Is the countability of the set of irrational algebraic numbers somehow reflected in a characteristic property of their decimal expansions?

The answer is not known, and it is a conjecture of Borel that the answer is no. See Words and Transcendence by M. Waldschmidt for references, in particular your previous claim that every digit in irrational algebraic numbers occurs infinitely often is an open problem. We don't know if there are irrational algebraic numbers in the Cantor set. 


One weak answer to this question is that every algebraic number is computable in the sense that there is a computer program that outputs as many digits as desired of the decimal expansion of the number. There are countably many computer programs and thus countably many computable numbers (and hence countably many algebraic numbers). The vague upshot of this is that any uncountable set of real numbers has to contain some very strange numbers that aren't in some sense "accessible to computers". 


Well, something may be said for sure: decimal expression of irrational algebraic number can not have too many small periodic blocks in a row (like 0.1239239239239...), since it would imply the existence of too good rational approximations and so contradict the Roth's theorem. 

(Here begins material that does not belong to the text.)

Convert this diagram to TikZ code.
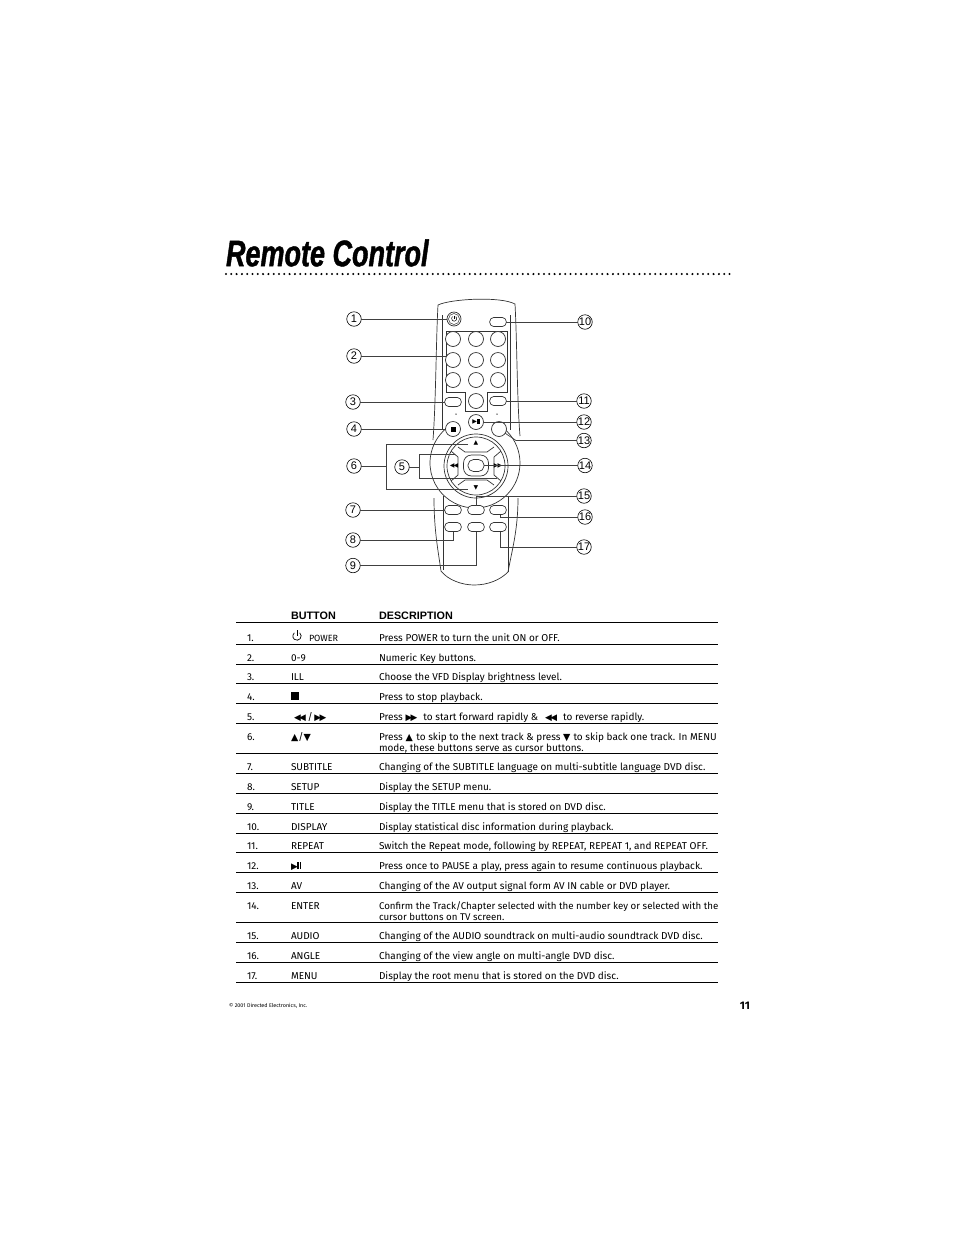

I'm not an expert on such topics, but I would say "probably not". The wikipedia page on normal numbers says $\sqrt{2}$ is "widely believed" to be normal, though this hasn't been proven. Normality basically means the decimal (and also base $n$ for all $n$) expansions look random, which is true of almost all real numbers. It's conceivable that such decimal expansions could still have some structure in the case of algebraic numbers, so it depends what you're looking for, but "probably not". Either no such structure is known, or the known structure is weak enough not to interfere with normality.